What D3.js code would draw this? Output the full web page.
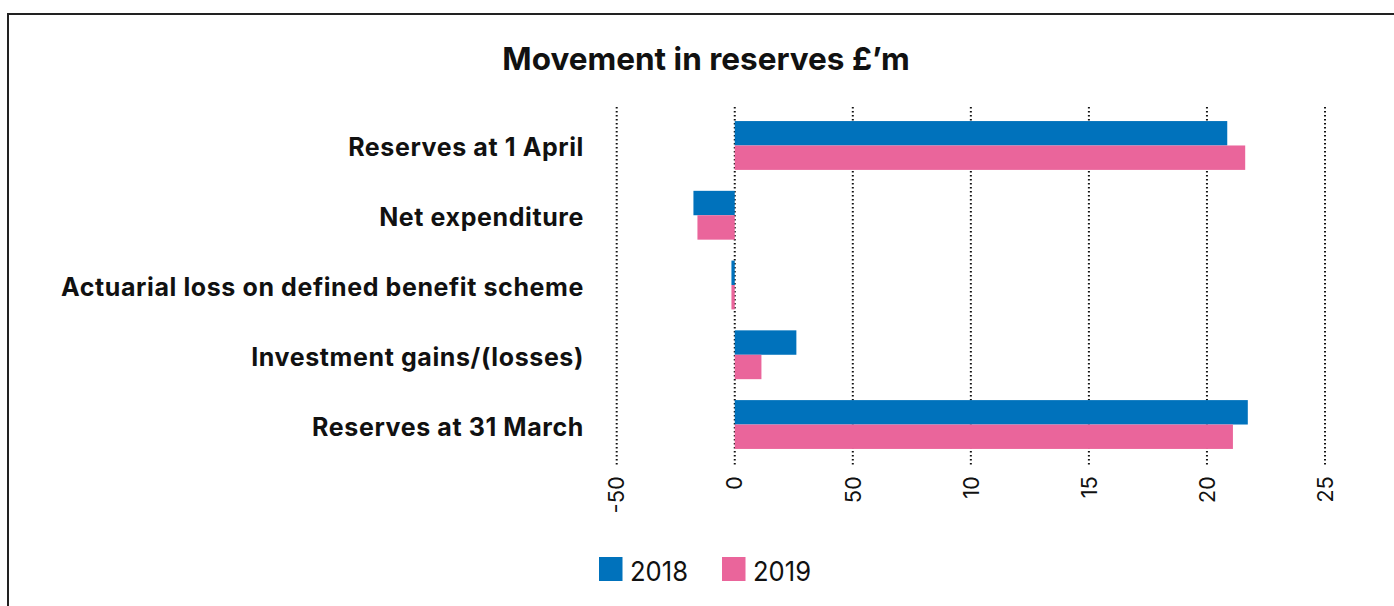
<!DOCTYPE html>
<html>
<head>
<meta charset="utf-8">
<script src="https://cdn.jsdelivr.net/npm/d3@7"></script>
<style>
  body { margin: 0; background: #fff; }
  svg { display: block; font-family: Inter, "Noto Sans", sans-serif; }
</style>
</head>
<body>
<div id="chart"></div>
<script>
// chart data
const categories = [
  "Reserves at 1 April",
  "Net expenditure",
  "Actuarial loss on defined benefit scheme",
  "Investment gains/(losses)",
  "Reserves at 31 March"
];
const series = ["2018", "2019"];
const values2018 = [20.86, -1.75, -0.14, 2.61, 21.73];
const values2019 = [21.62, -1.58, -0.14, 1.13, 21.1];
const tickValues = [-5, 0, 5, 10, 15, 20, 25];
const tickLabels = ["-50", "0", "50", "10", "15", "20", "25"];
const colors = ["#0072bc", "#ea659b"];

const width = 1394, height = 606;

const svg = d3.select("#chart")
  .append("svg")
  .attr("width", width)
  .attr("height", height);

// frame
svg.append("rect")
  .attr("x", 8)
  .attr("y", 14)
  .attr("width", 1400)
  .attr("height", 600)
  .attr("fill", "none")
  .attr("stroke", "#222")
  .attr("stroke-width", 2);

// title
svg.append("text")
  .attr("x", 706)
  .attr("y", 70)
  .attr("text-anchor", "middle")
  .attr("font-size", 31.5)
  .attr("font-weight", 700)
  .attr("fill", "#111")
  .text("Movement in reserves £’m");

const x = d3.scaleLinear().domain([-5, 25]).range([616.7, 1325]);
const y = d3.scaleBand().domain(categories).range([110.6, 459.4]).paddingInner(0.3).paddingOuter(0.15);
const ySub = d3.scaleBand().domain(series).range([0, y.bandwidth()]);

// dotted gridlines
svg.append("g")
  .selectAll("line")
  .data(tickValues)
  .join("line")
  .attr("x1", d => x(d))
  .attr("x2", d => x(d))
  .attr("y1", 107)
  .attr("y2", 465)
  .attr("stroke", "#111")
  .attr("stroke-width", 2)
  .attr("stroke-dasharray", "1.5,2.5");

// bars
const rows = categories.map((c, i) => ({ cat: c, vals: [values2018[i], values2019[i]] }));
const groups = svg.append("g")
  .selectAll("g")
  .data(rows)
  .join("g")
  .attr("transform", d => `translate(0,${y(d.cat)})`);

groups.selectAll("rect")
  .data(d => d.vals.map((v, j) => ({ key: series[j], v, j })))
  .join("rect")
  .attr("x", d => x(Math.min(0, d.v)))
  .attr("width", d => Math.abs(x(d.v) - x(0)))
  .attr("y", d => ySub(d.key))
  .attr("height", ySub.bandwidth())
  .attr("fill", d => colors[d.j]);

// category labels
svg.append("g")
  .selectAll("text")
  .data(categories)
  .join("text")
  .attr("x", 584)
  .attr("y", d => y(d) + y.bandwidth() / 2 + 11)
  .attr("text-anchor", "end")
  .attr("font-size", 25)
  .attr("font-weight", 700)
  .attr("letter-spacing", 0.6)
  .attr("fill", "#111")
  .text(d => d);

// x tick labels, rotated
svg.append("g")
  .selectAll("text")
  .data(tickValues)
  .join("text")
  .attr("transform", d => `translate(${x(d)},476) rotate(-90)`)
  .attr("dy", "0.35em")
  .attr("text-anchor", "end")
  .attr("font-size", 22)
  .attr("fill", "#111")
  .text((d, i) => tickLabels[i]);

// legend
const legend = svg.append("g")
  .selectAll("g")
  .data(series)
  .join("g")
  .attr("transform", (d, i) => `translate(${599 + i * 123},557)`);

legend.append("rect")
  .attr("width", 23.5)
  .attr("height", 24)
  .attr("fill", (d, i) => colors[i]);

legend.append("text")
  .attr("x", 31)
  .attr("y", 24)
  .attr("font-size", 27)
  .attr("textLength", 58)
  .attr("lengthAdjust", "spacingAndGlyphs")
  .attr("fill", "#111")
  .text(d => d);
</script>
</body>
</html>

:: What to do ::
Give again exactly the lines running from the beginning of the material above through the line that contains "ySub = d3.scaleBand().domain(series).range([0, y.bandwidth()]);", and leave out every picture.

:: Solution to this task ::
What D3.js code would draw this? Output the full web page.
<!DOCTYPE html>
<html>
<head>
<meta charset="utf-8">
<script src="https://cdn.jsdelivr.net/npm/d3@7"></script>
<style>
  body { margin: 0; background: #fff; }
  svg { display: block; font-family: Inter, "Noto Sans", sans-serif; }
</style>
</head>
<body>
<div id="chart"></div>
<script>
// chart data
const categories = [
  "Reserves at 1 April",
  "Net expenditure",
  "Actuarial loss on defined benefit scheme",
  "Investment gains/(losses)",
  "Reserves at 31 March"
];
const series = ["2018", "2019"];
const values2018 = [20.86, -1.75, -0.14, 2.61, 21.73];
const values2019 = [21.62, -1.58, -0.14, 1.13, 21.1];
const tickValues = [-5, 0, 5, 10, 15, 20, 25];
const tickLabels = ["-50", "0", "50", "10", "15", "20", "25"];
const colors = ["#0072bc", "#ea659b"];

const width = 1394, height = 606;

const svg = d3.select("#chart")
  .append("svg")
  .attr("width", width)
  .attr("height", height);

// frame
svg.append("rect")
  .attr("x", 8)
  .attr("y", 14)
  .attr("width", 1400)
  .attr("height", 600)
  .attr("fill", "none")
  .attr("stroke", "#222")
  .attr("stroke-width", 2);

// title
svg.append("text")
  .attr("x", 706)
  .attr("y", 70)
  .attr("text-anchor", "middle")
  .attr("font-size", 31.5)
  .attr("font-weight", 700)
  .attr("fill", "#111")
  .text("Movement in reserves £’m");

const x = d3.scaleLinear().domain([-5, 25]).range([616.7, 1325]);
const y = d3.scaleBand().domain(categories).range([110.6, 459.4]).paddingInner(0.3).paddingOuter(0.15);
const ySub = d3.scaleBand().domain(series).range([0, y.bandwidth()]);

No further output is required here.